How would I calculate points on the Peano curve?

Question

The Peano curve is often given as an example of a space filling curve which maps the unit line to the unit square. So, it is a function of the form $[0,1] \rightarrow [0,1]^2$? In which case can I evaluate it for given numbers like 0.2, 0.5 and 0.7? How would I calculate those points?

Answer 1

The approach I would take is to define the curve construction by a set of affine similarity transformations, each corresponding to a mapping from the unit square to part of the curve. Write the length parameter fraction in base(number of transformations) to index a sequential compositions of transformations, and take the limit to find the corresponding point in the unit square.

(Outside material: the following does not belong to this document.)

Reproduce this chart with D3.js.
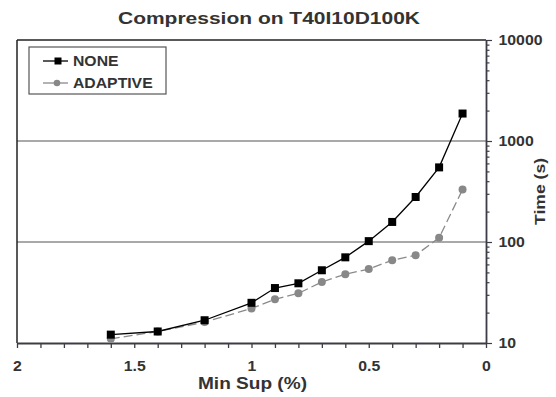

Using the Hilbert curve as an example because it has fewer and simpler transformations (the same approach applies to the Peano curve with $9$ transformations):

$$ \begin{aligned} f_0 \begin{pmatrix}x \\ y\end{pmatrix} &= \begin{pmatrix}0 & \frac{1}{2} \\ \frac{1}{2} & 0\end{pmatrix} \begin{pmatrix} x \\ y \end{pmatrix} \\ f_1 \begin{pmatrix}x \\ y\end{pmatrix} &= \begin{pmatrix}\frac{1}{2} & 0\\ 0 & \frac{1}{2} \end{pmatrix} \begin{pmatrix} x \\ y \end{pmatrix} + \begin{pmatrix}0 \\ \frac{1}{2}\end{pmatrix}\\ f_2 \begin{pmatrix}x \\ y\end{pmatrix} &= \begin{pmatrix}\frac{1}{2} & 0\\ 0 & \frac{1}{2} \end{pmatrix} \begin{pmatrix} x \\ y \end{pmatrix} + \begin{pmatrix}\frac{1}{2} \\ \frac{1}{2}\end{pmatrix}\\ f_3 \begin{pmatrix}x \\ y\end{pmatrix} &= \begin{pmatrix}0 & -\frac{1}{2}\\ -\frac{1}{2} & 0 \end{pmatrix} \begin{pmatrix} x \\ y \end{pmatrix} + \begin{pmatrix}1 \\ \frac{1}{2}\end{pmatrix}\\ \end{aligned} $$

Weight the transformations equally across the length parameter, because each maps to the same area. Now there are $4$ transformations, so write your parameter fraction in base $4$:

$$l = 0 . l_1 l_2 l_3 l_4 \ldots \text{ where } l_i \in \{0,1,2,3\}$$

which corresponds to a composition of transfomations:

$$f = f_{l_1} \circ f_{l_2} \circ f_{l_3} \circ f_{l_4} \circ \ldots$$

This infinite limit can be evaluated for rational length parameters using fixed point arguments, for example:

$$l = \frac{7}{12} = 0.2\overline{1}_4 \\ p_1 = f_1 (p_1) = \begin{pmatrix}0 \\ 1\end{pmatrix} \\ p = f_2 (p_1) = \begin{pmatrix}\frac{1}{2} \\ 1 \end{pmatrix}$$

For irrational length parameters, I don't know how to find the limit.